(TASK REQUIREMENTS) Go through the material and write it all out exactly, minus the pictures.

(DATA PROVIDED)
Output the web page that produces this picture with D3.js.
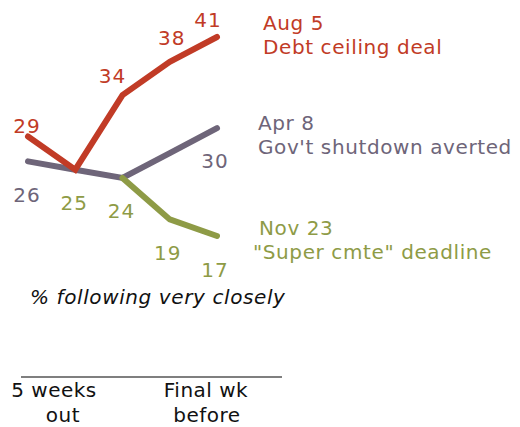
<!DOCTYPE html>
<html>
<head>
<meta charset="utf-8">
<script src="https://cdn.jsdelivr.net/npm/d3@7"></script>
<style>
  html, body { margin: 0; padding: 0; background: #fff; }
  svg { display: block; }
  text { font-family: "DejaVu Sans", Verdana, sans-serif; }
</style>
</head>
<body>
<div id="chart"></div>
<script>
// Weeks leading up to each deadline (index 0 = five weeks out, 4 = final week)
const weeks = [0, 1, 2, 3, 4];

// % following the news very closely, per episode
const debtCeiling = [29, 25, 34, 38, 41];
const shutdown    = [26, 25, 24, 27, 30];
const superCmte   = [null, null, 24, 19, 17];

const seriesNames = ["debt", "shutdown", "super"];
const seriesDates = ["Aug 5", "Apr 8", "Nov 23"];
const seriesTitles = ["Debt ceiling deal", "Gov't shutdown averted", "\"Super cmte\" deadline"];

// Which points carry a value label, and which series colour the label uses
const labelSeries = ["debt", "debt", "debt", "debt", "shutdown", "shutdown", "super", "super", "super", "super"];
const labelIndex  = [0, 2, 3, 4, 0, 4, 1, 2, 3, 4];
const labelValues = [29, 34, 38, 41, 26, 30, 25, 24, 19, 17];

const axisLabels = [["5 weeks", "out"], ["Final wk", "before"]];
const noteText = "% following very closely";

// ---- styling / layout ----
const W = 520, H = 427;
const colors = { debt: "#C13B26", shutdown: "#6E6579", super: "#8E9B46" };
// label offsets from their point [dx, dy] (baseline)
const labelOffsets = [[-1, -4], [-10, -12], [2, -17], [-9, -10], [-1, 41], [-2, 40], [-1, 40], [-1, 40], [-2, 41], [-2, 41]];

const svg = d3.select("#chart").append("svg").attr("width", W).attr("height", H);

const x = d3.scalePoint().domain(weeks).range([28, 217]);
const y = d3.scaleLinear().domain([0, 41]).range([377, 37]);

const data = { debt: debtCeiling, shutdown: shutdown, super: superCmte };

const line = d3.line()
  .defined(d => d.v != null)
  .x(d => x(d.w))
  .y(d => y(d.v));

// draw shutdown first so the debt line sits on top, then super cmte
["shutdown", "super", "debt"].forEach(key => {
  const pts = weeks.map((w, i) => ({ w, v: data[key][i] }));
  svg.append("path")
    .datum(pts)
    .attr("d", line)
    .attr("fill", "none")
    .attr("stroke", colors[key])
    .attr("stroke-width", 6)
    .attr("stroke-linejoin", "miter")
    .attr("stroke-linecap", "round");
});

// value labels
svg.append("g").selectAll("text")
  .data(labelValues.map((v, i) => ({ v, s: labelSeries[i], w: labelIndex[i], off: labelOffsets[i] })))
  .join("text")
  .attr("x", d => x(d.w) + d.off[0])
  .attr("y", d => y(d.v) + d.off[1])
  .attr("text-anchor", "middle")
  .attr("font-size", 20)
  .attr("letter-spacing", 1)
  .attr("fill", d => colors[d.s])
  .text(d => d.v);

// series annotations at the right
const annoPos = [[263, 30], [258, 130], [259, 235]];
const titleDx = [0, 0, -6];
seriesNames.forEach((key, i) => {
  const t = svg.append("text")
    .attr("x", annoPos[i][0])
    .attr("y", annoPos[i][1])
    .attr("font-size", 20)
    .attr("letter-spacing", 0.6)
    .attr("fill", colors[key]);
  t.append("tspan").text(seriesDates[i]);
  t.append("tspan")
    .attr("x", annoPos[i][0] + titleDx[i])
    .attr("dy", 24)
    .text(seriesTitles[i]);
});

// note
svg.append("text")
  .attr("x", 30)
  .attr("y", 304)
  .attr("font-size", 20)
  .attr("letter-spacing", 0.6)
  .attr("font-style", "italic")
  .attr("fill", "#111")
  .text(noteText);

// baseline
svg.append("line")
  .attr("x1", 21).attr("x2", 282)
  .attr("y1", y(0)).attr("y2", y(0))
  .attr("stroke", "#7f7f7f")
  .attr("stroke-width", 2);

// axis labels
const axisX = [[54, 63], [206, 207]];
axisLabels.forEach((lines, i) => {
  lines.forEach((s, j) => {
    svg.append("text")
      .attr("x", axisX[i][j])
      .attr("y", 397 + j * 25)
      .attr("text-anchor", "middle")
      .attr("font-size", 20)
      .attr("letter-spacing", 0.5)
      .attr("fill", "#111")
      .text(s);
  });
});
</script>
</body>
</html>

(SOLUTION TO THIS EXERCISE)
Output the web page that produces this picture with D3.js.
<!DOCTYPE html>
<html>
<head>
<meta charset="utf-8">
<script src="https://cdn.jsdelivr.net/npm/d3@7"></script>
<style>
  html, body { margin: 0; padding: 0; background: #fff; }
  svg { display: block; }
  text { font-family: "DejaVu Sans", Verdana, sans-serif; }
</style>
</head>
<body>
<div id="chart"></div>
<script>
// Weeks leading up to each deadline (index 0 = five weeks out, 4 = final week)
const weeks = [0, 1, 2, 3, 4];

// % following the news very closely, per episode
const debtCeiling = [29, 25, 34, 38, 41];
const shutdown    = [26, 25, 24, 27, 30];
const superCmte   = [null, null, 24, 19, 17];

const seriesNames = ["debt", "shutdown", "super"];
const seriesDates = ["Aug 5", "Apr 8", "Nov 23"];
const seriesTitles = ["Debt ceiling deal", "Gov't shutdown averted", "\"Super cmte\" deadline"];

// Which points carry a value label, and which series colour the label uses
const labelSeries = ["debt", "debt", "debt", "debt", "shutdown", "shutdown", "super", "super", "super", "super"];
const labelIndex  = [0, 2, 3, 4, 0, 4, 1, 2, 3, 4];
const labelValues = [29, 34, 38, 41, 26, 30, 25, 24, 19, 17];

const axisLabels = [["5 weeks", "out"], ["Final wk", "before"]];
const noteText = "% following very closely";

// ---- styling / layout ----
const W = 520, H = 427;
const colors = { debt: "#C13B26", shutdown: "#6E6579", super: "#8E9B46" };
// label offsets from their point [dx, dy] (baseline)
const labelOffsets = [[-1, -4], [-10, -12], [2, -17], [-9, -10], [-1, 41], [-2, 40], [-1, 40], [-1, 40], [-2, 41], [-2, 41]];

const svg = d3.select("#chart").append("svg").attr("width", W).attr("height", H);

const x = d3.scalePoint().domain(weeks).range([28, 217]);
const y = d3.scaleLinear().domain([0, 41]).range([377, 37]);

const data = { debt: debtCeiling, shutdown: shutdown, super: superCmte };

const line = d3.line()
  .defined(d => d.v != null)
  .x(d => x(d.w))
  .y(d => y(d.v));

// draw shutdown first so the debt line sits on top, then super cmte
["shutdown", "super", "debt"].forEach(key => {
  const pts = weeks.map((w, i) => ({ w, v: data[key][i] }));
  svg.append("path")
    .datum(pts)
    .attr("d", line)
    .attr("fill", "none")
    .attr("stroke", colors[key])
    .attr("stroke-width", 6)
    .attr("stroke-linejoin", "miter")
    .attr("stroke-linecap", "round");
});

// value labels
svg.append("g").selectAll("text")
  .data(labelValues.map((v, i) => ({ v, s: labelSeries[i], w: labelIndex[i], off: labelOffsets[i] })))
  .join("text")
  .attr("x", d => x(d.w) + d.off[0])
  .attr("y", d => y(d.v) + d.off[1])
  .attr("text-anchor", "middle")
  .attr("font-size", 20)
  .attr("letter-spacing", 1)
  .attr("fill", d => colors[d.s])
  .text(d => d.v);

// series annotations at the right
const annoPos = [[263, 30], [258, 130], [259, 235]];
const titleDx = [0, 0, -6];
seriesNames.forEach((key, i) => {
  const t = svg.append("text")
    .attr("x", annoPos[i][0])
    .attr("y", annoPos[i][1])
    .attr("font-size", 20)
    .attr("letter-spacing", 0.6)
    .attr("fill", colors[key]);
  t.append("tspan").text(seriesDates[i]);
  t.append("tspan")
    .attr("x", annoPos[i][0] + titleDx[i])
    .attr("dy", 24)
    .text(seriesTitles[i]);
});

// note
svg.append("text")
  .attr("x", 30)
  .attr("y", 304)
  .attr("font-size", 20)
  .attr("letter-spacing", 0.6)
  .attr("font-style", "italic")
  .attr("fill", "#111")
  .text(noteText);

// baseline
svg.append("line")
  .attr("x1", 21).attr("x2", 282)
  .attr("y1", y(0)).attr("y2", y(0))
  .attr("stroke", "#7f7f7f")
  .attr("stroke-width", 2);

// axis labels
const axisX = [[54, 63], [206, 207]];
axisLabels.forEach((lines, i) => {
  lines.forEach((s, j) => {
    svg.append("text")
      .attr("x", axisX[i][j])
      .attr("y", 397 + j * 25)
      .attr("text-anchor", "middle")
      .attr("font-size", 20)
      .attr("letter-spacing", 0.5)
      .attr("fill", "#111")
      .text(s);
  });
});
</script>
</body>
</html>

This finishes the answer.